Exercise objective |
Below are entries to be transcribed exactly; exclude the pictures from the copy.

* BEGIN Task input *

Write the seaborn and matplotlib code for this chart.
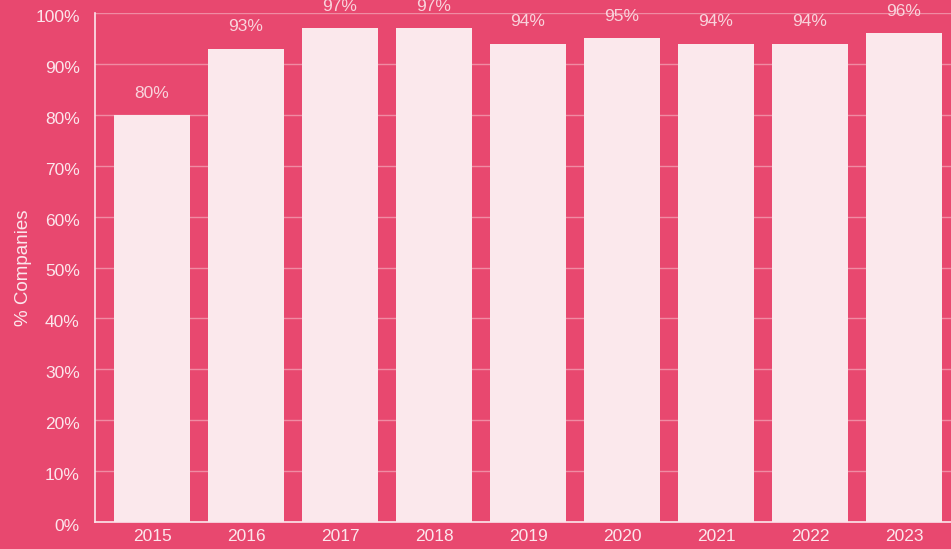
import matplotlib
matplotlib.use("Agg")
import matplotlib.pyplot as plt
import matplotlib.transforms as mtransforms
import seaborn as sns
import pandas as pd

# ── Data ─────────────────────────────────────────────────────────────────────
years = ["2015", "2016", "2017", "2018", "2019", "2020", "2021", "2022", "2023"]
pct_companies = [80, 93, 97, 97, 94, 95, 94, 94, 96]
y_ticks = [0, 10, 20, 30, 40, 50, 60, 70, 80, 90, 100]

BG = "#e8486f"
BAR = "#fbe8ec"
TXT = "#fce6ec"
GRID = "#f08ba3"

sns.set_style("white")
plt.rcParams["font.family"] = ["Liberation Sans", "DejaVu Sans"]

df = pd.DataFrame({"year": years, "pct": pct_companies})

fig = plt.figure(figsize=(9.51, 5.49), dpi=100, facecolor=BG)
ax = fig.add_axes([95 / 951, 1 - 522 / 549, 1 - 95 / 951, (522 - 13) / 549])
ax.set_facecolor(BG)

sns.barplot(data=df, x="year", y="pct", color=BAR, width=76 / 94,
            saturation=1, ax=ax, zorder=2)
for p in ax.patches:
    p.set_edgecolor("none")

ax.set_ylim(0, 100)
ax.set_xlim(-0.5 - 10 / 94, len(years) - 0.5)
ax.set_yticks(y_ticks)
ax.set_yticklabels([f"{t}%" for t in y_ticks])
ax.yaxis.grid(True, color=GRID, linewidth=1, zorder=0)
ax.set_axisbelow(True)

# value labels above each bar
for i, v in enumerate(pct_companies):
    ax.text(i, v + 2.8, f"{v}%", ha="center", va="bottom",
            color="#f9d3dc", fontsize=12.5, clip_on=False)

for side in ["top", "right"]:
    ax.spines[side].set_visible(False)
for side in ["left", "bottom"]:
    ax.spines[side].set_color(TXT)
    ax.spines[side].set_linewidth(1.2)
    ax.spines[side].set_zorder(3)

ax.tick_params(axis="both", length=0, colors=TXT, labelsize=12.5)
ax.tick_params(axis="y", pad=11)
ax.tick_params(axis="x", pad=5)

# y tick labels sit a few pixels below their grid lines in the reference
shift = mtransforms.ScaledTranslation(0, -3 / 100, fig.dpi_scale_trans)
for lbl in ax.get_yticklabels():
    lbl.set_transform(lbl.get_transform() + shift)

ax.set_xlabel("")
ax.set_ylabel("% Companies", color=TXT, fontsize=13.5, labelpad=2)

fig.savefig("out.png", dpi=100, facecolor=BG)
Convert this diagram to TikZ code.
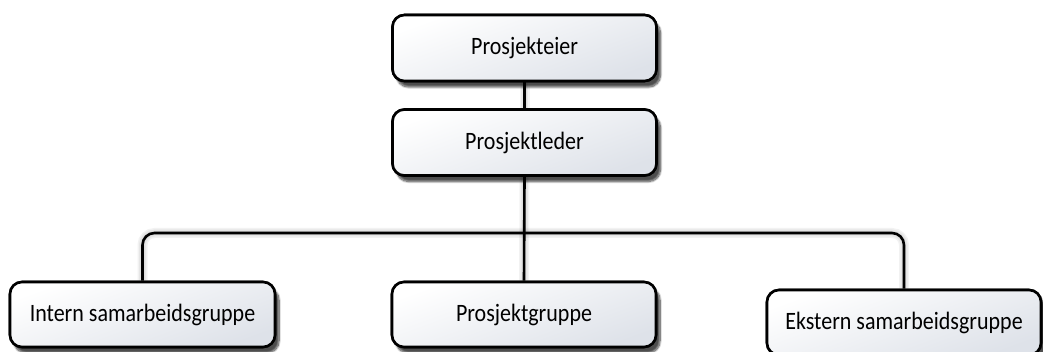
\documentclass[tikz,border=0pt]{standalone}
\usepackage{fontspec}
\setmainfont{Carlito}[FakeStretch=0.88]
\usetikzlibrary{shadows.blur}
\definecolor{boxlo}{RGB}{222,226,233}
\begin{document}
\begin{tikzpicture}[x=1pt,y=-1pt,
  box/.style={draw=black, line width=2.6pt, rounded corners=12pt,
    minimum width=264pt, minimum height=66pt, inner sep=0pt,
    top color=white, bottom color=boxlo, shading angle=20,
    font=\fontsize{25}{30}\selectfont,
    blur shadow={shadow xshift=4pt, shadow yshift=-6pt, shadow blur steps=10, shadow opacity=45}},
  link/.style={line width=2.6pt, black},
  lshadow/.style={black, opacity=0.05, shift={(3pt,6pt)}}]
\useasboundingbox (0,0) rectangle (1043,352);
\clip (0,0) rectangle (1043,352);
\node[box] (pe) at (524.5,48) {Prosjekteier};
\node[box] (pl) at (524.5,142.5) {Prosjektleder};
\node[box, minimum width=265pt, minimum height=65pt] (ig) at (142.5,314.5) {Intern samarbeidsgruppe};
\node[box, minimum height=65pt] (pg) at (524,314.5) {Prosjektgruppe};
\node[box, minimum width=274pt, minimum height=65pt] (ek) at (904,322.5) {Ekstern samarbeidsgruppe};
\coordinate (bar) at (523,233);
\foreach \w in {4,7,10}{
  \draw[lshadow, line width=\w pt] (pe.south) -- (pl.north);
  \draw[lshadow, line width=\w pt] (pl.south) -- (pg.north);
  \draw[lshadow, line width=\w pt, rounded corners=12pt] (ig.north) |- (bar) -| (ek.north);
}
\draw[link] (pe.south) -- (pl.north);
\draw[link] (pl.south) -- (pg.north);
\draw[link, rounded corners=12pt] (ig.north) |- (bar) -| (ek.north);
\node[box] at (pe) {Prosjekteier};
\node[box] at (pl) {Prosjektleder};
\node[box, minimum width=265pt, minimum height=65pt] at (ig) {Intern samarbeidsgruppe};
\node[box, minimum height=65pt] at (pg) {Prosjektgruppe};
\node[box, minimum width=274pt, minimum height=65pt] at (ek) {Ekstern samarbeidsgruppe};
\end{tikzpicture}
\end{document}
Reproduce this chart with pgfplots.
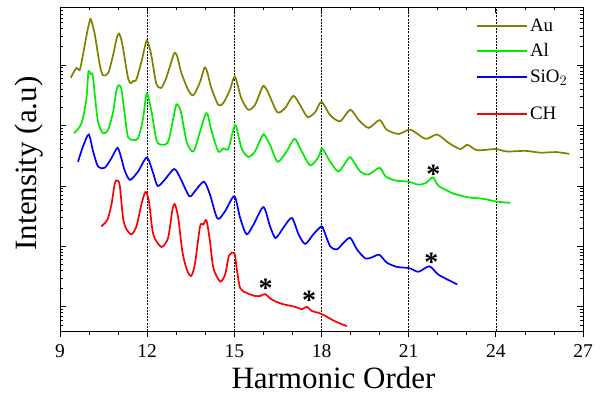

* END Task input *

The result |
Write the seaborn and matplotlib code for this chart.
import matplotlib
matplotlib.use("Agg")
import matplotlib.pyplot as plt
import matplotlib.transforms as mtransforms
import seaborn as sns
import pandas as pd

# ── Data ─────────────────────────────────────────────────────────────────────
years = ["2015", "2016", "2017", "2018", "2019", "2020", "2021", "2022", "2023"]
pct_companies = [80, 93, 97, 97, 94, 95, 94, 94, 96]
y_ticks = [0, 10, 20, 30, 40, 50, 60, 70, 80, 90, 100]

BG = "#e8486f"
BAR = "#fbe8ec"
TXT = "#fce6ec"
GRID = "#f08ba3"

sns.set_style("white")
plt.rcParams["font.family"] = ["Liberation Sans", "DejaVu Sans"]

df = pd.DataFrame({"year": years, "pct": pct_companies})

fig = plt.figure(figsize=(9.51, 5.49), dpi=100, facecolor=BG)
ax = fig.add_axes([95 / 951, 1 - 522 / 549, 1 - 95 / 951, (522 - 13) / 549])
ax.set_facecolor(BG)

sns.barplot(data=df, x="year", y="pct", color=BAR, width=76 / 94,
            saturation=1, ax=ax, zorder=2)
for p in ax.patches:
    p.set_edgecolor("none")

ax.set_ylim(0, 100)
ax.set_xlim(-0.5 - 10 / 94, len(years) - 0.5)
ax.set_yticks(y_ticks)
ax.set_yticklabels([f"{t}%" for t in y_ticks])
ax.yaxis.grid(True, color=GRID, linewidth=1, zorder=0)
ax.set_axisbelow(True)

# value labels above each bar
for i, v in enumerate(pct_companies):
    ax.text(i, v + 2.8, f"{v}%", ha="center", va="bottom",
            color="#f9d3dc", fontsize=12.5, clip_on=False)

for side in ["top", "right"]:
    ax.spines[side].set_visible(False)
for side in ["left", "bottom"]:
    ax.spines[side].set_color(TXT)
    ax.spines[side].set_linewidth(1.2)
    ax.spines[side].set_zorder(3)

ax.tick_params(axis="both", length=0, colors=TXT, labelsize=12.5)
ax.tick_params(axis="y", pad=11)
ax.tick_params(axis="x", pad=5)

# y tick labels sit a few pixels below their grid lines in the reference
shift = mtransforms.ScaledTranslation(0, -3 / 100, fig.dpi_scale_trans)
for lbl in ax.get_yticklabels():
    lbl.set_transform(lbl.get_transform() + shift)

ax.set_xlabel("")
ax.set_ylabel("% Companies", color=TXT, fontsize=13.5, labelpad=2)

fig.savefig("out.png", dpi=100, facecolor=BG)
Convert this diagram to TikZ code.
\documentclass[tikz,border=0pt]{standalone}
\usepackage{fontspec}
\setmainfont{Carlito}[FakeStretch=0.88]
\usetikzlibrary{shadows.blur}
\definecolor{boxlo}{RGB}{222,226,233}
\begin{document}
\begin{tikzpicture}[x=1pt,y=-1pt,
  box/.style={draw=black, line width=2.6pt, rounded corners=12pt,
    minimum width=264pt, minimum height=66pt, inner sep=0pt,
    top color=white, bottom color=boxlo, shading angle=20,
    font=\fontsize{25}{30}\selectfont,
    blur shadow={shadow xshift=4pt, shadow yshift=-6pt, shadow blur steps=10, shadow opacity=45}},
  link/.style={line width=2.6pt, black},
  lshadow/.style={black, opacity=0.05, shift={(3pt,6pt)}}]
\useasboundingbox (0,0) rectangle (1043,352);
\clip (0,0) rectangle (1043,352);
\node[box] (pe) at (524.5,48) {Prosjekteier};
\node[box] (pl) at (524.5,142.5) {Prosjektleder};
\node[box, minimum width=265pt, minimum height=65pt] (ig) at (142.5,314.5) {Intern samarbeidsgruppe};
\node[box, minimum height=65pt] (pg) at (524,314.5) {Prosjektgruppe};
\node[box, minimum width=274pt, minimum height=65pt] (ek) at (904,322.5) {Ekstern samarbeidsgruppe};
\coordinate (bar) at (523,233);
\foreach \w in {4,7,10}{
  \draw[lshadow, line width=\w pt] (pe.south) -- (pl.north);
  \draw[lshadow, line width=\w pt] (pl.south) -- (pg.north);
  \draw[lshadow, line width=\w pt, rounded corners=12pt] (ig.north) |- (bar) -| (ek.north);
}
\draw[link] (pe.south) -- (pl.north);
\draw[link] (pl.south) -- (pg.north);
\draw[link, rounded corners=12pt] (ig.north) |- (bar) -| (ek.north);
\node[box] at (pe) {Prosjekteier};
\node[box] at (pl) {Prosjektleder};
\node[box, minimum width=265pt, minimum height=65pt] at (ig) {Intern samarbeidsgruppe};
\node[box, minimum height=65pt] at (pg) {Prosjektgruppe};
\node[box, minimum width=274pt, minimum height=65pt] at (ek) {Ekstern samarbeidsgruppe};
\end{tikzpicture}
\end{document}
Reproduce this chart with pgfplots.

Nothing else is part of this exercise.